The Internet loves bad behavior, since the Internet depends almost entirely on impulse reading. Curiosity about other people’s shittiness is a powerful impulse. But Internet articles don’t just tell you about Kanye and his bad behavior, they nudge and hoch you into agreeing that his behavior is bad. Just bump along like I do, read disposable crap, and you find yourself shanghaied again and again by demands on your moral sense.
How much time do I spend reading about disputes between people I don’t know? And then deciding I don’t have enough information, and feeling like I ought to be proud of myself because I decide I don’t have the information? Too much time, way too much. I have to cut back on the Internet. But I’m nosy. People get up to interesting messes. Take them all together, and those messes are the most interesting thing in the world. One by one, they’re still interesting.
By “disputes,” I mean disputes over behavior. What did the tech executive say in that tweet? What did the college boy do to the college girl? Why didn’t the panel like that movie with all the black people? The Internet is full of that stuff, and like most people I eat it up. I always want to know about people making a mess in splashy, simple ways. But I can’t just look and nod. When I read about a dispute, there’s a side I’m supposed to take, a reaction I’m supposed to have. Usually I come up short, and this leaves me defiant, feeling sore. Damn those people, I think. Whoever comes up with prevailing right-minded opinion—damn them. I tell myself that a few times, and then I’m back in the game. I read about another dispute. My jaw tenses. I try to figure out what I feel, and to match it against the feeling that’s approved for this particular case, and then I gauge how I feel about the degree of the match or mismatch. I’m left with my mental interior feeling smudged and not up to par, and like it doesn’t entirely belong to me. It’s as if clumsy fingers had crept near the roots of my hair and somebody could start tugging whenever they wanted. No wonder I become irritable.
I suppose there’s poetic justice here. I want to stick my nose into other people’s business and I wind up being captured. The solution: no more reading about lousy people on the Internet.
Point two. People who talk about “virtue signaling” are usually more bothered by the virtue than the signal. The phrase gets kicked around on the right because they scoff at those woke clowns who want to show they’re down with the black or gay or female situation. But putting on a flag pin signaled right attitude toward America and the hard nose it stuck into Iraq. Saying “Thank you for your service” signals right attitude toward the troops and what they suffered when America’s hard nose got bit off. Flag-pin wearing and service thanking are done to show off the person doing them and to shame the people who don’t.
After all, why “Thank you for your service”? Why not “Thanks so much for what you guys have done” or “Hey, it’s amazing what you people do for us” or “Hey, what you guys go through and the way you perform… hey.” The possibilities are myriad but they aren’t dignified. The speaker wants a chance to lift their chin and puff their chest, to feel like they share in the military virtues. The speaker’s playing a little show and gets to be the star.

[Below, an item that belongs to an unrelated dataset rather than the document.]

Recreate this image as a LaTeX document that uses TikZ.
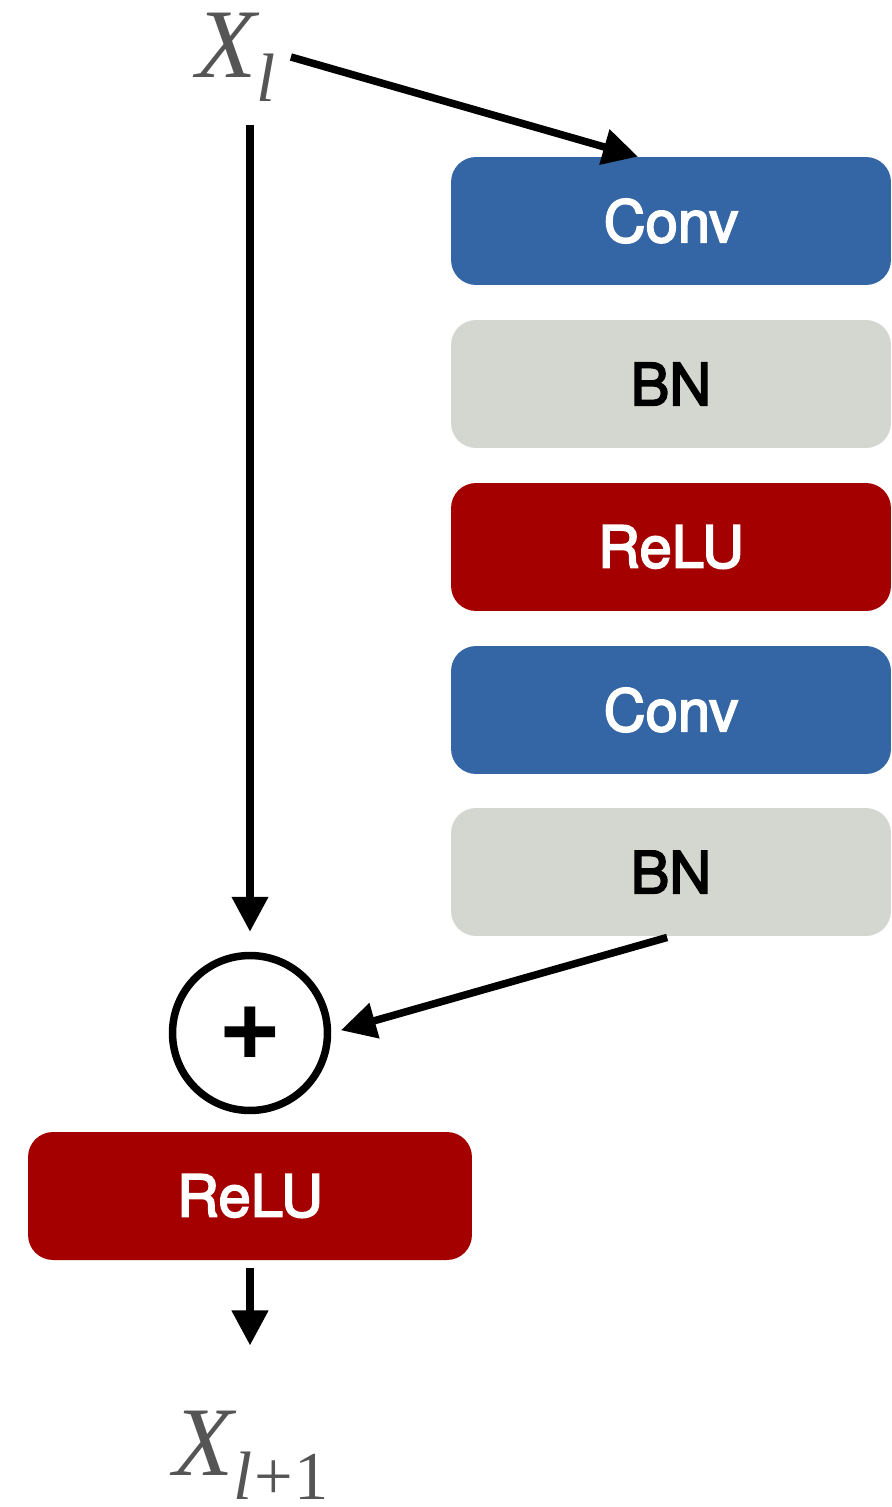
\documentclass[tikz,border=0pt]{standalone}
\usepackage{fontspec}
\setmainfont{Liberation Serif}
\setsansfont{TeX Gyre Heros}
\newfontfamily\blockfont{TeX Gyre Heros}[FakeBold=3]
\usetikzlibrary{arrows.meta}

\definecolor{convblue}{HTML}{3465A4}
\definecolor{bngray}{HTML}{D3D7CF}
\definecolor{relured}{HTML}{A40000}
\definecolor{vargray}{HTML}{555555}

\begin{document}
\begin{tikzpicture}[x=0.02cm,y=-0.02cm,
  box/.style={rounded corners=0.5cm, minimum width=8.8cm, minimum height=2.56cm,
    font=\blockfont\fontsize{33}{40}\selectfont},
  conv/.style={box, fill=convblue, text=white},
  bn/.style={box, fill=bngray, text=black},
  relu/.style={box, fill=relured, text=white},
  var/.style={text=vargray, inner sep=0.3cm, font=\fontsize{56}{60}\selectfont\itshape},
  flow/.style={line width=0.15cm, -{Triangle[length=0.7cm,width=0.7cm]}}]
  \useasboundingbox (0,0) rectangle (892,1507);

  %draw input and output
  \node[var] (xl) at (236,57) {X\raisebox{-0.48cm}{\fontsize{39}{40}\selectfont l}};
  \node[var, inner sep=0.1cm] (xout) at (251,1455) {X\raisebox{-0.48cm}{\fontsize{39}{40}\selectfont l\upshape\kern1pt+\kern1pt1}};

  %draw residual branch
  \node[conv] (conv1) at (671,221) {Conv};
  \node[bn]   (bn1)   at (671,384) {BN};
  \node[relu] (relu1) at (671,547) {ReLU};
  \node[conv] (conv2) at (671,710) {Conv};
  \node[bn]   (bn2)   at (671,872) {BN};

  %draw sum and last relu
  \node[circle, draw, line width=0.15cm, inner sep=0pt, minimum size=3.1cm,
    font=\sffamily\bfseries\fontsize{62}{70}\selectfont] (plus) at (250,1033) {+};
  \node[relu, minimum width=8.88cm] (relu2) at (250,1196) {ReLU};

  %draw arrows
  \draw[flow] (xl.east) -- ([xshift=-0.66cm]conv1.north);
  \draw[flow, shorten <=0.16cm, shorten >=0.4cm] (xl.south -| plus.north) -- (plus.north);
  \draw[flow, shorten <=0.08cm, shorten >=0.2cm] (bn2.south) -- (plus.east);
  \draw[flow, shorten <=0.16cm, shorten >=1.2cm] (relu2.south) -- (xout.north -| relu2.south);
\end{tikzpicture}
\end{document}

In my years on the Internet, I’ve noticed conservative bloggers flinging the phrase in the face of service members who come out with displeasing opinions. A phrase that doubles that way, from tribute to dismissal, was never well motivated.
If I came across some military, I guess I’d say “Thank you, guys.” If I could pluck up the courage, I mean. Really, I’d feel like kind of a dope. One of the soldiers might be a wise guy. “Thank you for what?” he’d say. Me: “… for your service?” Wise guy: “This ain’t a gas station, son.”
My solution: stay in Canada. The soldiers they have up here don’t get thanked as much, but they don’t get killed as much.